0. Here i will mean first ever driver's job -- setting up device. Was it
   bound by user or not -- doesn't mater.

1. USB defines interfaces and configurations of them.

> > On Thu, Jan 25, 2007 at 04:17:03PM +0100, Oliver Neukum wrote:
> > []
> > > > 
> > > > It is relatively new. As comment states, it doesn't guarantee
> > > > anything, caller hangs in air...
> > > 
> > > Yes, unfortunately this is true. However, as I understand it, you are
> > > helpless if you are called with the wrong configuration. So you don't 
> > > really
> > > lose anything.
> > > If you wish to, you can return 0 from probe() and you'll be disconnected
> > > from the device by the change of configuration.
> > 
> > Well, any kind of crutch may be used, still it's crutch.
> 
> Why call it a crutch?  It's a tool, designed to do what you want.

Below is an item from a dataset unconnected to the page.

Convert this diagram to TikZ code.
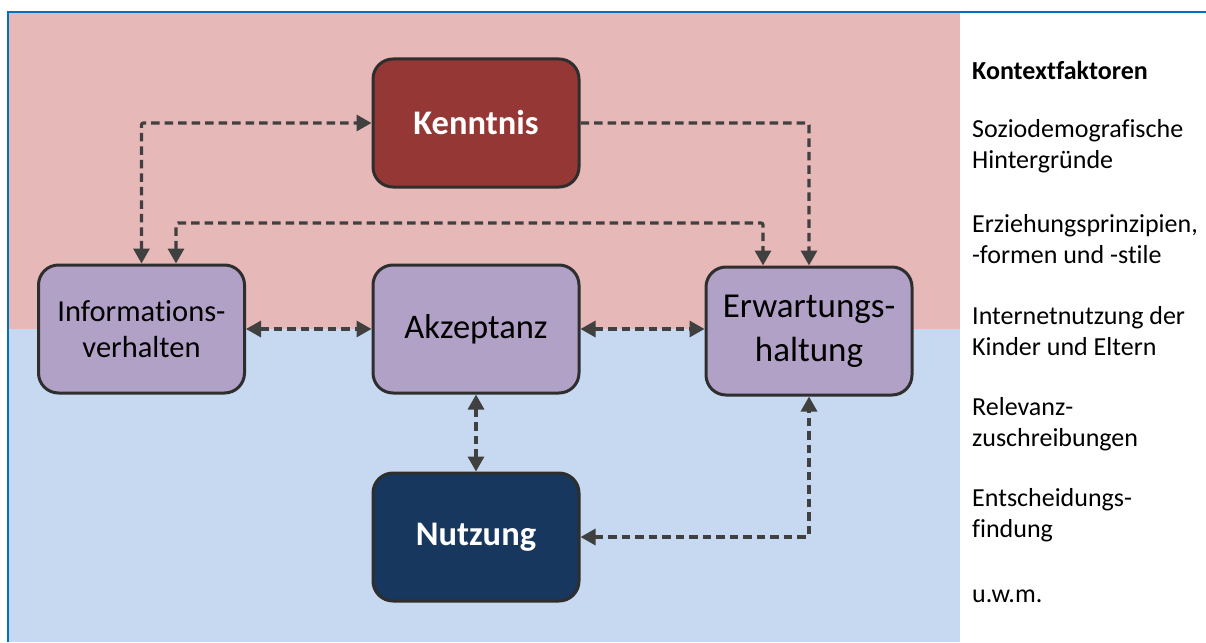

2. p.0 goes atomicaly for device with particular ID and must have full
   control of plugged/(un)bound device.

> > > The alternative is a deep change to the API for one odd type of device.
> > > Do you absolutely need an error return?
> > 
> > AFAIK, this is standard USB firmware update logic. Greg even
> > co-authored a standard for this.
> 
> Sorry, I don't follow.  You mentioned two different sorts of firmware 
> update procedures:
> 
>     1.  Send the firmware.  The device disconnects and then reconnects,
>       using a new ID.

AFAIK this was in Greg's paper. And this is how it usualy implemented.
Small ROM for bootloader, anything else is `goto RAM'. And this smells
like marketing thing: more ID sold, more bucks you have ;) And this ID
game is major issue, i think. Not interfaces, not configurations were
choosen, but IDs.

3. This and p.2 forces driver to issue reset and wait for "another"
device with another ID to be configured further with *same* routine.

>     2.  The device uses the same ID but has separate configurations, one
>       for receiving the firmware and one for normal operation.

4. p.3 is done and in particular case of TI USB, where external firmware
is in due, after device reappears with new ID it has config #1 and this
config is absolutely anonymous. All, linux driver author doing is just
requesting of changing it to #2 to have usb-serial operation. So, what #1
is doing -- i don't know.

> Which is the standard?
> 
> > As for me, driver must have full control of plugged device until it
> > unplugged.
> 
> That is not how it works.  The standard Linux USB drivers do not have
> full control over devices at all.  They control only _interfaces_, not
> _devices_.

5. Are _interfaces_ alias of USB interfaces here?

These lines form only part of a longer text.